The Excel spreadsheet (Resource 1) was set up so that when I entered the slope (m) and intercept (b) values, the graph would quickly update. So I went through the class. Everyone called out their slope and intercept values, I plugged them in, and they could all see how the modeled line changed slightly based on the points used to calculate it. So I put the question to them, “How can we figure out which model equation is the best?”

That’s how I was able to introduce the topic of error. What if we compared the temperature predicted by the model for each data point, to the actual value. The smaller the difference in modeled versus measured temperatures, the better the fit of the model. Indeed, if we sum all the differences, or better yet take the average of the differences, we could get a single number, we’ll call the average error (ε), that could be used to compare the different models. I used this opportunity to introduce sigma notation, which the pre-calculus students had not seen much of before.
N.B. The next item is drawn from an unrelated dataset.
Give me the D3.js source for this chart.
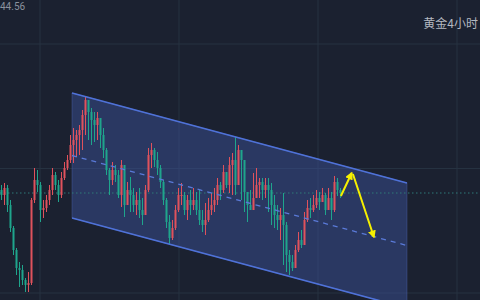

As a first pass (which, as we’ll see below, has a major problem), the error (ε) for each point (i) is:

 \epsilon_i = (T_{measured}-T_{modeled})

The average error is the sum of all the errors divided by the number of points (n) (we have 12 points so n=12 in this example):

(5)  \bar{\epsilon} = \frac{\sum\limits_{i=1}^{n} \epsilon_i}{n}

Now this works, but there is one problem. I was quite pleased and a little bit surprise that one of my students recognized what it was without any coaxing and also suggested a solution: by simply taking the difference to calculate the error, a point that is offset above the modeled line can be canceled out by a point offset by the same amount below the line. So what we really need is to use the absolute value of the error.

(6)  \epsilon_i = \left| T_{measured}-T_{modeled} \right|

This works, and is what we went with, but I did also point that what’s usually done is to use the square of the error instead of the absolute value. Squaring makes any number positive, so it accomplishes the same goal as the absolute value, and is the approach we’ll use when I go into linear regression later on.

Setting up the Excel spreadsheet to calculate the average error is fairly straightforward as shown in Resource 2:

Resource 2. Calculating the average error using Excel.

So once again, we went through the class and everyone called out their slope and intercept values and cheered when I plugged the numbers in and they saw if they had the lowest value.

It is important to remember, though, that the competition gives a somewhat random result: students’ average error is a function of the points they happened to pick, not how well they did the math (assuming everyone did the math correctly).

Figure 2. Showing the spreadsheet used to calculate the average error (Resource 2).